◆ Information provided
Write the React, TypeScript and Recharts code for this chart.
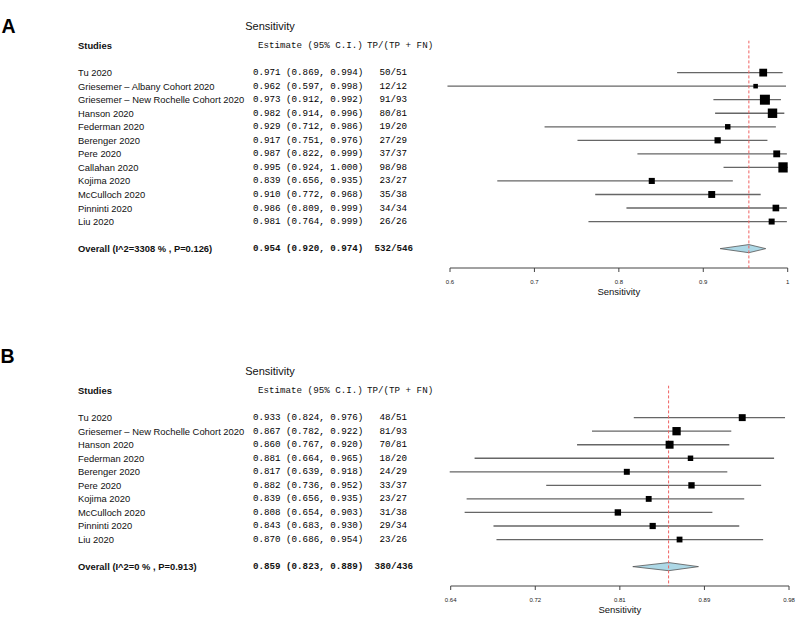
import React from 'react';
import { ComposedChart, Scatter, XAxis, YAxis, ErrorBar } from 'recharts';

// ---------- Panel A data ----------
const namesA = [
  'Tu 2020',
  'Griesemer – Albany Cohort 2020',
  'Griesemer – New Rochelle Cohort 2020',
  'Hanson 2020',
  'Federman 2020',
  'Berenger 2020',
  'Pere 2020',
  'Callahan 2020',
  'Kojima 2020',
  'McCulloch 2020',
  'Pinninti 2020',
  'Liu 2020',
];
const estA = [0.971, 0.962, 0.973, 0.982, 0.929, 0.917, 0.987, 0.995, 0.839, 0.910, 0.986, 0.981];
const lowA = [0.869, 0.597, 0.912, 0.914, 0.712, 0.751, 0.822, 0.924, 0.656, 0.772, 0.809, 0.764];
const highA = [0.994, 0.998, 0.992, 0.996, 0.986, 0.976, 0.999, 1.000, 0.935, 0.968, 0.999, 0.999];
const tpA = [50, 12, 91, 80, 19, 27, 37, 98, 23, 35, 34, 26];
const totalA = [51, 12, 93, 81, 20, 29, 37, 98, 27, 38, 34, 26];
const overallLabelA = 'Overall (I^2=3308 % , P=0.126)';
const overallA = [0.954, 0.920, 0.974];
const overallCountA = [532, 546];
const xTicksA = [0.6, 0.7, 0.8, 0.9, 1.0];
const xTickLabelsA = ['0.6', '0.7', '0.8', '0.9', '1'];

// ---------- Panel B data ----------
const namesB = [
  'Tu 2020',
  'Griesemer – New Rochelle Cohort 2020',
  'Hanson 2020',
  'Federman 2020',
  'Berenger 2020',
  'Pere 2020',
  'Kojima 2020',
  'McCulloch 2020',
  'Pinninti 2020',
  'Liu 2020',
];
const estB = [0.933, 0.867, 0.860, 0.881, 0.817, 0.882, 0.839, 0.808, 0.843, 0.870];
const lowB = [0.824, 0.782, 0.767, 0.664, 0.639, 0.736, 0.656, 0.654, 0.683, 0.686];
const highB = [0.976, 0.922, 0.920, 0.965, 0.918, 0.952, 0.935, 0.903, 0.930, 0.954];
const tpB = [48, 81, 70, 18, 24, 33, 23, 31, 29, 23];
const totalB = [51, 93, 81, 20, 29, 37, 27, 38, 34, 26];
const overallLabelB = 'Overall (I^2=0 % , P=0.913)';
const overallB = [0.859, 0.823, 0.889];
const overallCountB = [380, 436];
const xTicksB = [0.64, 0.725, 0.81, 0.895, 0.98];
const xTickLabelsB = ['0.64', '0.72', '0.81', '0.89', '0.98'];

const SANS = '"Liberation Sans", Arial, sans-serif';
const MONO = '"Liberation Mono", "Courier New", monospace';
const TXT = '#111';

type Panel = {
  names: string[];
  est: number[];
  low: number[];
  high: number[];
  tp: number[];
  total: number[];
  overallLabel: string;
  overall: number[];
  overallCount: number[];
  xTicks: number[];
  xTickLabels: string[];
  boxA: number;
  boxB: number;
  yAxisWidth: number;
  marginRight: number;
};

const panelA: Panel = {
  names: namesA, est: estA, low: lowA, high: highA, tp: tpA, total: totalA,
  overallLabel: overallLabelA, overall: overallA, overallCount: overallCountA,
  xTicks: xTicksA, xTickLabels: xTickLabelsA,
  boxA: 1.5, boxB: 0.88, yAxisWidth: 450, marginRight: 10.3,
};
const panelB: Panel = {
  names: namesB, est: estB, low: lowB, high: highB, tp: tpB, total: totalB,
  overallLabel: overallLabelB, overall: overallB, overallCount: overallCountB,
  xTicks: xTicksB, xTickLabels: xTickLabelsB,
  boxA: 3.0, boxB: 0.55, yAxisWidth: 450.7, marginRight: 9,
};

const fmtCI = (e: number, l: number, h: number) =>
  `${e.toFixed(3)} (${l.toFixed(3)}, ${h.toFixed(3)})`;

function RowTick(props: any) {
  const { y, payload, panel } = props as { y: number; payload: { value: number }; panel: Panel };
  const v = payload.value;
  const n = panel.names.length;
  if (v === -2) {
    return (
      <g>
        <text x={78} y={y} dominantBaseline="central" fontFamily={SANS} fontSize={9.4} fontWeight="bold" fill={TXT}>
          Studies
        </text>
        <text x={258} y={y} dominantBaseline="central" fontFamily={MONO} fontSize={9.2} fill={TXT}>
          Estimate (95% C.I.)
        </text>
        <text x={367} y={y} dominantBaseline="central" fontFamily={MONO} fontSize={9.2} fill={TXT}>
          TP/(TP + FN)
        </text>
      </g>
    );
  }
  if (v === n + 1) {
    return (
      <g>
        <text x={78} y={y} dominantBaseline="central" fontFamily={SANS} fontSize={9.4} fontWeight="bold" fill={TXT}>
          {panel.overallLabel}
        </text>
        <text x={253} y={y} dominantBaseline="central" fontFamily={MONO} fontSize={9.2} fontWeight="bold" fill={TXT}>
          {fmtCI(panel.overall[0], panel.overall[1], panel.overall[2])}
        </text>
        <text x={413} y={y} textAnchor="end" dominantBaseline="central" fontFamily={MONO} fontSize={9.2} fontWeight="bold" fill={TXT}>
          {`${panel.overallCount[0]}/${panel.overallCount[1]}`}
        </text>
      </g>
    );
  }
  if (v >= 0 && v < n) {
    return (
      <g>
        <text x={78} y={y} dominantBaseline="central" fontFamily={SANS} fontSize={9.4} fill={TXT}>
          {panel.names[v]}
        </text>
        <text x={253} y={y} dominantBaseline="central" fontFamily={MONO} fontSize={9.2} fill="#000">
          {fmtCI(panel.est[v], panel.low[v], panel.high[v])}
        </text>
        <text x={407} y={y} textAnchor="end" dominantBaseline="central" fontFamily={MONO} fontSize={9.2} fill="#000">
          {`${panel.tp[v]}/${panel.total[v]}`}
        </text>
      </g>
    );
  }
  return <g />;
}

function ForestPanel({ panel, height, yDomain }: { panel: Panel; height: number; yDomain: [number, number] }) {
  const n = panel.names.length;
  const rows = panel.names.map((name, i) => ({
    name,
    x: panel.est[i],
    y: i,
    err: [panel.est[i] - panel.low[i], panel.high[i] - panel.est[i]],
    total: panel.total[i],
  }));
  const oy = n + 1;
  const diamond = [
    { x: panel.overall[1], y: oy },
    { x: panel.overall[0], y: oy - 0.3 },
    { x: panel.overall[2], y: oy },
    { x: panel.overall[0], y: oy + 0.3 },
    { x: panel.overall[1], y: oy },
  ];
  const refLine = [
    { x: panel.overall[0], y: yDomain[0] },
    { x: panel.overall[0], y: yDomain[1] },
  ];
  const yTicks = [-2, ...panel.names.map((_, i) => i), n + 1];
  const xDomain: [number, number] = [panel.xTicks[0], panel.xTicks[panel.xTicks.length - 1]];

  const box = (p: any) => {
    const s = panel.boxA + panel.boxB * Math.sqrt(p.payload.total);
    return <rect x={p.cx - s / 2} y={p.cy - s / 2} width={s} height={s} fill="#000" />;
  };

  return (
    <ComposedChart
      width={798}
      height={height}
      margin={{ top: 40.4, right: panel.marginRight, bottom: 0, left: 0 }}
    >
      <XAxis
        type="number"
        dataKey="x"
        domain={xDomain}
        allowDataOverflow
        ticks={panel.xTicks}
        interval={0}
        tickFormatter={(v: number) => panel.xTickLabels[panel.xTicks.indexOf(v)] ?? String(v)}
        tickSize={4}
        tickMargin={7.5}
        height={30}
        stroke="#444"
        tick={{ fontSize: 6, fill: '#222', fontFamily: SANS }}
        label={{ value: 'Sensitivity', position: 'insideBottom', offset: 3.5, fontSize: 9.5, fill: TXT, fontFamily: SANS }}
      />
      <YAxis
        type="number"
        dataKey="y"
        domain={yDomain}
        allowDataOverflow
        reversed
        ticks={yTicks}
        interval={0}
        width={panel.yAxisWidth}
        axisLine={false}
        tickLine={false}
        tick={(p: any) => <RowTick {...p} panel={panel} />}
      />
      <Scatter data={rows} isAnimationActive={false} shape={() => <g />}>
        <ErrorBar dataKey="err" direction="x" width={0} stroke="#666" strokeWidth={1.3} />
      </Scatter>
      <Scatter
        data={diamond}
        isAnimationActive={false}
        shape={() => <g />}
        lineType="joint"
        line={(p: any) => (
          <polygon
            points={(p.points || []).map((pt: any) => `${pt.x},${pt.y}`).join(' ')}
            fill="#add8e6"
            stroke="#555"
            strokeWidth={0.8}
          />
        )}
      />
      <Scatter
        data={refLine}
        isAnimationActive={false}
        shape={() => <g />}
        lineType="joint"
        line={{ stroke: '#f06060', strokeWidth: 1, strokeDasharray: '3 2' }}
      />
      <Scatter data={rows} isAnimationActive={false} shape={box} />
    </ComposedChart>
  );
}

export default function App() {
  return (
    <div style={{ position: 'absolute', left: 0, top: 0, width: 798, height: 640, background: '#fff' }}>
      <svg width={798} height={640} style={{ position: 'absolute', left: 0, top: 0 }}>
        <text x={1.5} y={33.3} fontFamily={SANS} fontWeight="bold" fontSize={19.5} fill="#000">A</text>
        <text x={270} y={29.8} textAnchor="middle" fontFamily={SANS} fontSize={11} fill={TXT}>Sensitivity</text>
        <text x={0.5} y={363.3} fontFamily={SANS} fontWeight="bold" fontSize={19.5} fill="#000">B</text>
        <text x={270} y={374.8} textAnchor="middle" fontFamily={SANS} fontSize={11} fill={TXT}>Sensitivity</text>
      </svg>
      <div style={{ position: 'absolute', left: 0, top: 0 }}>
        <ForestPanel panel={panelA} height={298} yDomain={[-2.38, 14.43]} />
      </div>
      <div style={{ position: 'absolute', left: 0, top: 345 }}>
        <ForestPanel panel={panelB} height={271} yDomain={[-2.38, 12.43]} />
      </div>
    </div>
  );
}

◆ What you will do
The lines from the top of the data above through the one holding "XAxis, YAxis, ErrorBar" are to be repeated exactly, and only those, with no pictures.

◆ The completed task
Write the React, TypeScript and Recharts code for this chart.
import React from 'react';
import { ComposedChart, Scatter, XAxis, YAxis, ErrorBar } from 'recharts';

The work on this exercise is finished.